Operational Framework for a Quantum Database

TL;DR

This paper proposes an operational framework for quantum databases, focusing on practical implementation of core operations like data creation, manipulation, and indexing within quantum data structures, highlighting advantages and limitations.

Contribution

It introduces a detailed set of operations for quantum database creation and manipulation, emphasizing practical implementation and addressing quantum-specific challenges.

Findings

Defined quantum database operations including creation, extension, and read-out.

Presented algorithms for quantum data manipulation with advantages and limitations.

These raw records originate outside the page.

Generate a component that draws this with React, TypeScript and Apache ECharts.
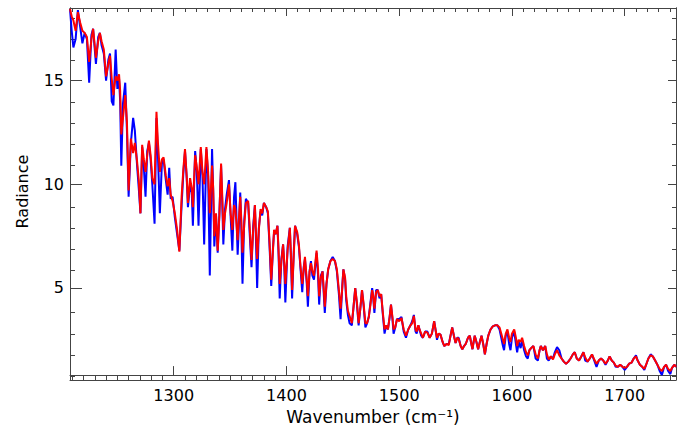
import React, { useEffect, useRef } from "react";
import * as echarts from "echarts";

const wavenumber = [
  1208, 1209.5, 1211, 1213, 1215, 1217, 1219, 1221, 1223, 1225,
  1227, 1228.5, 1231, 1233, 1234.5, 1236, 1238, 1240, 1242, 1243.5,
  1245, 1246.5, 1248.5, 1250, 1251.5, 1252.5, 1253.5, 1255, 1257, 1258.5,
  1260, 1262, 1264, 1265.5, 1267.5, 1269, 1270.5, 1272, 1273.5, 1275,
  1276.5, 1278, 1279.5, 1281, 1283, 1284.7, 1286, 1287.7, 1289.5, 1291,
  1293, 1294.6, 1296, 1297.3, 1299, 1301, 1303, 1305, 1307, 1308.5,
  1310, 1311.5, 1312.6, 1314.5, 1316, 1317, 1319, 1320.5, 1322, 1324,
  1325.5, 1327, 1329, 1330.5, 1332, 1334, 1335, 1336, 1337.5, 1339,
  1340.5, 1342, 1343, 1344, 1345.5, 1347, 1349, 1350.5, 1352, 1353.5,
  1354.7, 1356.7, 1359, 1360, 1361, 1362.5, 1364, 1366, 1367.5, 1369,
  1370.5, 1372, 1373, 1374, 1375.5, 1377, 1378.5, 1380, 1382, 1383.5,
  1385, 1386.5, 1388, 1389, 1390.5, 1392, 1393, 1394, 1395.5, 1397,
  1398, 1399, 1401, 1403, 1404, 1405, 1406.5, 1407.6, 1409.5, 1411,
  1412.5, 1414, 1415.3, 1416.4, 1418, 1419, 1420.5, 1421.7, 1423, 1424.4,
  1426.7, 1428, 1429, 1430.5, 1432, 1433, 1434, 1435.5, 1437, 1439,
  1441, 1443, 1444.7, 1446.5, 1448, 1449.5, 1450.5, 1452, 1453, 1454.5,
  1456, 1458, 1459.5, 1461, 1462.5, 1464, 1465.5, 1467, 1468.5, 1470,
  1471.5, 1473, 1474.5, 1476, 1477, 1478, 1479.5, 1481, 1482.5, 1484,
  1485.5, 1487, 1488.5, 1490, 1491.5, 1492.7, 1494, 1495, 1496.5, 1498,
  1500, 1502, 1504, 1506, 1508, 1510, 1511.5, 1513, 1514.5, 1515.5,
  1517, 1518, 1519.5, 1521, 1523, 1525, 1527, 1529, 1531, 1532.5,
  1533.5, 1535, 1536.6, 1538.5, 1540, 1542, 1544, 1545.5, 1547, 1548.5,
  1550, 1551.5, 1552.7, 1554.5, 1556, 1557.5, 1559, 1561, 1562.6, 1564,
  1565, 1566, 1567, 1568.5, 1570, 1571.5, 1573, 1574.5, 1576, 1577.5,
  1579, 1581, 1583, 1585, 1587, 1589, 1590.5, 1592, 1593, 1594.5,
  1596, 1597.5, 1598.7, 1600, 1602, 1603.5, 1604.6, 1606, 1607.7, 1609,
  1610.8, 1612.5, 1614, 1615.5, 1617, 1619, 1621, 1623, 1624.5, 1625.6,
  1627.5, 1629.5, 1631, 1632.6, 1634.5, 1636.4, 1638, 1640, 1642, 1644,
  1646, 1648, 1650, 1652, 1654, 1655.7, 1657.5, 1659.5, 1661.5, 1663.4,
  1665, 1667, 1669, 1671, 1673, 1675, 1677, 1679, 1681, 1683,
  1685, 1686.6, 1688.5, 1690.4, 1692, 1694, 1696, 1698, 1700, 1702,
  1704, 1706, 1708, 1710, 1711.5, 1713.5, 1715.5, 1717.4, 1719, 1721,
  1723, 1725, 1727, 1729, 1731, 1733, 1735, 1736.7, 1738.5, 1740.5,
  1742, 1744, 1745.5,
];

const radianceRed = [
  18.45, 18.1, 17.9, 17.4, 18.3, 17.8, 17.4, 17.3, 17.1, 15.9,
  17.0, 17.5, 16.1, 16.9, 17.3, 16.9, 16.5, 15.2, 15.8, 16.2,
  15.1, 14.3, 15.2, 15.0, 15.3, 14.5, 12.4, 13.2, 14.3, 13.0,
  9.7, 12.2, 11.5, 12.0, 11.1, 10.2, 8.6, 11.9, 11.2, 10.6,
  11.4, 12.1, 11.4, 10.3, 10.0, 13.5, 12.0, 10.6, 11.2, 11.3,
  10.4, 9.9, 10.3, 9.5, 9.2, 8.6, 7.8, 6.75, 9.4, 10.7,
  11.7, 10.4, 9.1, 10.3, 9.8, 8.9, 11.4, 10.8, 10.0, 11.8,
  10.6, 10.0, 11.8, 10.6, 8.6, 10.9, 9.8, 7.5, 8.6, 6.8,
  8.5, 11.0, 9.5, 7.8, 8.6, 9.1, 10.0, 8.6, 7.8, 9.0,
  8.8, 7.3, 9.4, 8.2, 6.7, 8.0, 9.1, 9.2, 7.8, 6.35,
  7.8, 9.0, 7.6, 6.4, 7.8, 8.8, 8.6, 9.1, 8.9, 8.7,
  7.2, 5.4, 6.8, 7.8, 7.6, 8.0, 6.8, 5.2, 6.3, 7.1,
  6.3, 5.2, 6.8, 7.9, 6.6, 4.9, 6.6, 8.0, 7.7, 7.1,
  6.0, 5.2, 5.9, 6.5, 5.4, 4.6, 5.8, 6.2, 5.8, 5.6,
  6.8, 5.9, 4.6, 5.5, 5.8, 5.0, 4.1, 5.2, 5.9, 6.3,
  6.4, 6.3, 5.9, 4.9, 4.0, 5.0, 5.9, 5.5, 4.6, 3.9,
  3.65, 3.3, 4.1, 5.0, 4.3, 3.3, 4.0, 4.9, 4.2, 3.3,
  3.3, 3.6, 4.2, 4.9, 4.6, 4.0, 4.8, 4.9, 4.6, 4.7,
  3.8, 3.0, 3.2, 3.0, 3.6, 4.2, 3.6, 3.0, 3.1, 3.5,
  3.4, 3.55, 3.0, 2.7, 3.0, 3.2, 3.3, 3.65, 3.0, 2.9,
  3.2, 3.0, 2.8, 2.6, 2.9, 2.85, 2.6, 2.8, 3.4, 2.9,
  2.6, 2.8, 2.75, 2.4, 2.2, 2.3, 2.25, 2.7, 3.1, 2.7,
  2.35, 2.6, 2.55, 2.2, 2.05, 2.2, 2.3, 2.6, 2.7, 2.3,
  2.05, 2.4, 2.7, 2.4, 2.05, 2.4, 2.7, 2.3, 1.8, 2.3,
  2.7, 3.0, 3.15, 3.2, 3.2, 3.1, 2.8, 2.5, 2.3, 2.8,
  3.0, 2.6, 2.4, 2.8, 3.0, 2.6, 2.2, 2.5, 2.4, 2.6,
  2.2, 1.9, 1.75, 2.0, 2.1, 2.2, 1.8, 1.6, 2.0, 2.2,
  2.0, 2.2, 1.8, 1.55, 1.7, 1.55, 1.8, 2.0, 1.75, 1.6,
  1.45, 1.35, 1.45, 1.6, 1.8, 1.9, 1.6, 1.5, 1.7, 1.9,
  1.65, 1.45, 1.6, 1.8, 1.55, 1.35, 1.5, 1.6, 1.5, 1.35,
  1.5, 1.7, 1.5, 1.4, 1.25, 1.2, 1.3, 1.2, 1.15, 1.2,
  1.35, 1.4, 1.6, 1.7, 1.5, 1.3, 1.2, 1.1, 1.3, 1.6,
  1.75, 1.7, 1.5, 1.3, 1.1, 1.0, 1.2, 1.3, 1.1, 1.0,
  1.15, 1.3, 1.2,
];

const radianceBlue = [
  18.45, 17.4, 16.6, 17.0, 18.4, 17.6, 16.8, 17.3, 17.0, 14.9,
  17.2, 17.5, 15.8, 17.1, 17.3, 16.7, 16.3, 15.0, 16.0, 16.3,
  14.0, 13.8, 16.5, 14.6, 15.1, 14.0, 10.9, 13.9, 14.9, 12.6,
  9.4, 12.0, 13.2, 12.6, 10.9, 9.8, 8.6, 11.8, 10.8, 9.4,
  11.6, 12.0, 11.2, 10.0, 8.1, 13.2, 11.4, 8.6, 11.0, 11.2,
  10.2, 9.5, 10.8, 9.3, 9.4, 8.4, 7.6, 6.8, 9.0, 10.5,
  11.6, 10.3, 8.9, 10.0, 9.6, 8.0, 11.6, 10.6, 8.0, 11.7,
  10.4, 7.1, 11.7, 10.4, 5.6, 11.7, 9.7, 7.0, 8.5, 6.7,
  8.6, 10.9, 9.2, 7.1, 8.8, 9.5, 10.2, 8.4, 6.8, 9.4,
  10.1, 6.6, 9.6, 7.8, 5.2, 8.2, 9.3, 9.1, 7.5, 6.0,
  8.0, 9.0, 7.2, 5.0, 7.9, 8.7, 8.5, 9.1, 8.9, 8.6,
  7.0, 5.1, 6.9, 7.7, 7.6, 8.0, 6.6, 4.5, 6.4, 7.1,
  6.1, 4.3, 7.0, 7.9, 6.3, 4.5, 6.8, 8.0, 7.6, 7.0,
  5.9, 4.8, 6.0, 6.4, 5.2, 4.1, 5.8, 6.3, 5.6, 5.4,
  6.7, 5.6, 4.2, 5.6, 5.8, 4.8, 3.8, 5.2, 5.9, 6.3,
  6.5, 6.3, 5.8, 4.7, 3.5, 5.1, 5.9, 5.4, 4.4, 3.7,
  3.3, 3.2, 4.1, 5.0, 4.2, 3.2, 4.0, 4.9, 4.1, 3.1,
  3.3, 3.6, 4.3, 5.0, 4.5, 3.8, 4.9, 4.9, 4.5, 4.7,
  3.7, 2.8, 3.2, 3.0, 3.6, 4.2, 3.5, 2.8, 3.1, 3.5,
  3.5, 3.6, 2.9, 2.6, 3.0, 3.2, 3.4, 3.7, 2.9, 2.8,
  3.2, 3.0, 2.7, 2.6, 2.9, 2.9, 2.6, 2.8, 3.4, 2.9,
  2.5, 2.8, 2.75, 2.4, 2.2, 2.3, 2.3, 2.7, 3.1, 2.7,
  2.35, 2.6, 2.6, 2.2, 2.05, 2.2, 2.3, 2.6, 2.7, 2.3,
  2.05, 2.4, 2.7, 2.4, 2.05, 2.4, 2.7, 2.3, 1.8, 2.3,
  2.7, 3.0, 3.15, 3.2, 3.2, 3.0, 2.6, 2.2, 2.0, 2.7,
  2.9, 2.3, 2.0, 2.6, 2.9, 2.3, 1.9, 2.4, 2.1, 2.5,
  2.0, 1.7, 1.6, 2.0, 2.1, 2.2, 1.6, 1.5, 2.0, 2.2,
  2.0, 2.2, 1.6, 1.5, 1.7, 1.6, 1.9, 2.15, 2.0, 1.6,
  1.45, 1.35, 1.45, 1.6, 1.8, 1.9, 1.6, 1.5, 1.7, 1.9,
  1.5, 1.45, 1.6, 1.8, 1.5, 1.2, 1.5, 1.6, 1.5, 1.3,
  1.5, 1.7, 1.5, 1.4, 1.2, 1.2, 1.3, 1.2, 1.05, 1.2,
  1.35, 1.4, 1.6, 1.75, 1.5, 1.3, 1.2, 1.05, 1.3, 1.6,
  1.8, 1.7, 1.5, 1.3, 1.0, 0.8, 1.2, 1.3, 1.0, 0.85,
  1.15, 1.3, 1.2,
];

const xMajorTicks = [1300, 1400, 1500, 1600, 1700];
const xMinorTicks = [
  1210, 1220, 1230, 1240, 1250, 1260, 1270, 1280, 1290,
  1310, 1320, 1330, 1340, 1350, 1360, 1370, 1380, 1390,
  1410, 1420, 1430, 1440, 1450, 1460, 1470, 1480, 1490,
  1510, 1520, 1530, 1540, 1550, 1560, 1570, 1580, 1590,
  1610, 1620, 1630, 1640, 1650, 1660, 1670, 1680, 1690,
  1710, 1720, 1730, 1740,
];
const yMajorTicks = [5, 10, 15];
const yMinorTicks = [1, 2, 3, 4, 6, 7, 8, 9, 11, 12, 13, 14, 16, 17, 18];

const X_MIN = 1208;
const X_MAX = 1745.5;
const Y_MIN = 0.8;
const Y_MAX = 18.5;

const FONT = "DejaVu Sans";
const AXIS_COLOR = "#444";

export default function App() {
  const ref = useRef<HTMLDivElement>(null);

  useEffect(() => {
    if (!ref.current) return;
    const chart = echarts.init(ref.current, null, { renderer: "svg" });

    const lineStyle = { color: AXIS_COLOR, width: 1 };
    const plain = (v: number) => String(v);
    const makeX = (gridIndex: number, position: string, ticks: number[], len: number, labels: boolean) => ({
      type: "value",
      gridIndex,
      position,
      min: X_MIN,
      max: X_MAX,
      axisLine: { show: true, onZero: false, lineStyle },
      axisTick: { show: true, inside: true, length: len, customValues: ticks, lineStyle },
      axisLabel: labels
        ? { show: true, customValues: ticks, formatter: plain, margin: 12, fontSize: 16, fontFamily: FONT, color: "#000" }
        : { show: false },
      splitLine: { show: false },
    });
    const makeY = (gridIndex: number, position: string, ticks: number[], len: number, labels: boolean) => ({
      type: "value",
      gridIndex,
      position,
      min: Y_MIN,
      max: Y_MAX,
      axisLine: { show: true, onZero: false, lineStyle },
      axisTick: { show: true, inside: true, length: len, customValues: ticks, lineStyle },
      axisLabel: labels
        ? { show: true, customValues: ticks, formatter: plain, margin: 6, fontSize: 16, fontFamily: FONT, color: "#000" }
        : { show: false },
      splitLine: { show: false },
    });

    const xBottom: any = makeX(0, "bottom", xMajorTicks, 9, true);
    xBottom.name = "Wavenumber (cm\u207B\u00B9)";
    xBottom.nameLocation = "middle";
    xBottom.nameGap = 25;
    xBottom.nameTextStyle = { fontSize: 17, fontFamily: FONT, color: "#000" };

    const yLeft: any = makeY(0, "left", yMajorTicks, 12, true);
    yLeft.name = "Radiance";
    yLeft.nameLocation = "middle";
    yLeft.nameGap = 40;
    yLeft.nameTextStyle = { fontSize: 16, fontFamily: FONT, color: "#000" };

    const blueData = wavenumber.map((w, i) => [w, radianceBlue[i]]);
    const redData = wavenumber.map((w, i) => [w, radianceRed[i]]);

    chart.setOption({
      animation: false,
      backgroundColor: "#fff",
      grid: [
        { left: 70, right: 1, top: 8, bottom: 50 },
        { left: 70, right: 1, top: 8, bottom: 50 },
      ],
      xAxis: [
        xBottom,
        makeX(0, "top", xMajorTicks, 8, false),
        makeX(1, "bottom", xMinorTicks, 4, false),
        makeX(1, "top", xMinorTicks, 4, false),
      ],
      yAxis: [
        yLeft,
        makeY(0, "right", yMajorTicks, 8, false),
        makeY(1, "left", yMinorTicks, 5, false),
        makeY(1, "right", yMinorTicks, 4, false),
      ],
      series: [
        {
          type: "line",
          name: "blue",
          xAxisIndex: 0,
          yAxisIndex: 0,
          data: blueData,
          showSymbol: false,
          silent: true,
          lineStyle: { color: "#0000ff", width: 2 },
          itemStyle: { color: "#0000ff" },
        },
        {
          type: "line",
          name: "red",
          xAxisIndex: 0,
          yAxisIndex: 0,
          data: redData,
          showSymbol: false,
          silent: true,
          lineStyle: { color: "#ff0000", width: 2 },
          itemStyle: { color: "#ff0000" },
        },
      ],
    });

    return () => chart.dispose();
  }, []);

  return (
    <div
      ref={ref}
      style={{ position: "fixed", left: 0, top: 0, width: 677, height: 430, background: "#fff" }}
    />
  );
}
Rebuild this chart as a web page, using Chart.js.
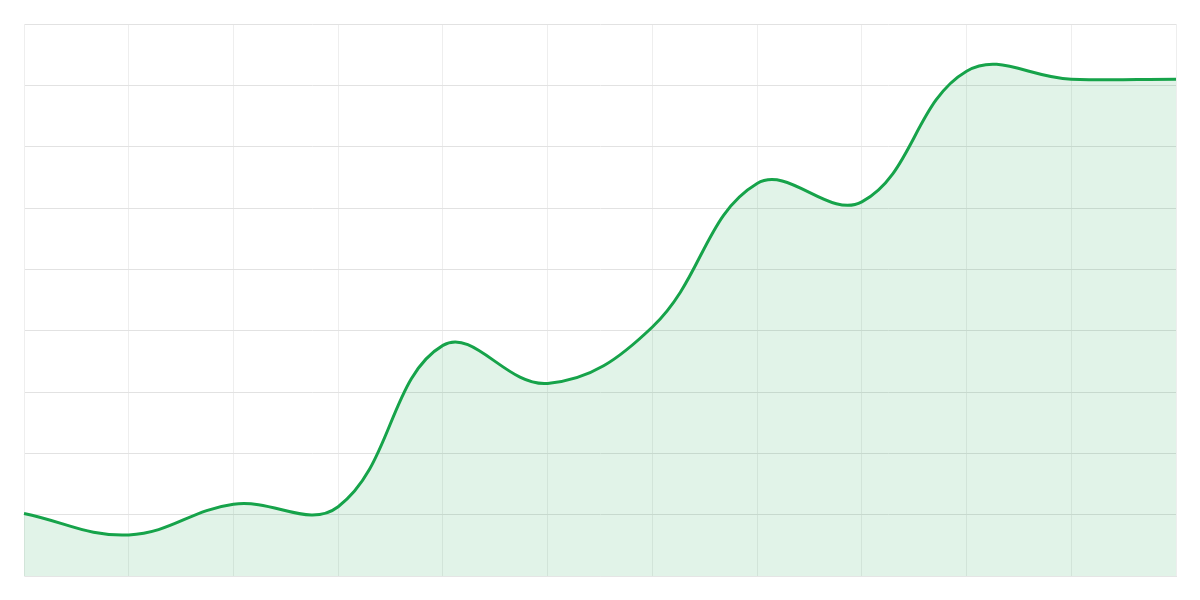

Outlined future directions for quantum indexing and data management.

Abstract

Databases are an essential component of modern computing infrastructures and allow efficient manipulation of inherently structured data. The structure depends on the type and relationships of the individual data elements and on the access pattern. Extending the concept of databases to the quantum domain is expected to increase both the storage efficiency and the access parallelism through quantum superposition. In addition, quantum databases may be seen as the result of a prior state preparation ready to be used by quantum algorithms when needed. On the other hand, limiting factors exist and include entanglement creation, the impossibility of perfect copying due to the no-cloning theorem, and the impossibility of coherently erasing a quantum state. In this work, we introduce quantum databases within the broader context of data structures using classical, or more precisely cloneable, and quantum data and indexing. In particular, we are interested in quantum databases' practical implementation and usability, focusing on the definition of the basic operations needed to create and manipulate data stored in a superposition state. Specifically, we address the case of quantum indexing in combination with cloneable data. For this scenario, we define the operations for database preparation, extension, removal of indices, writing, and read-out of data, as well as index permutation. We present their algorithmic implementation and highlight their advantages and limitations. Finally, we introduce the next steps toward defining the same operations in the more general context of quantum indexing and quantum data.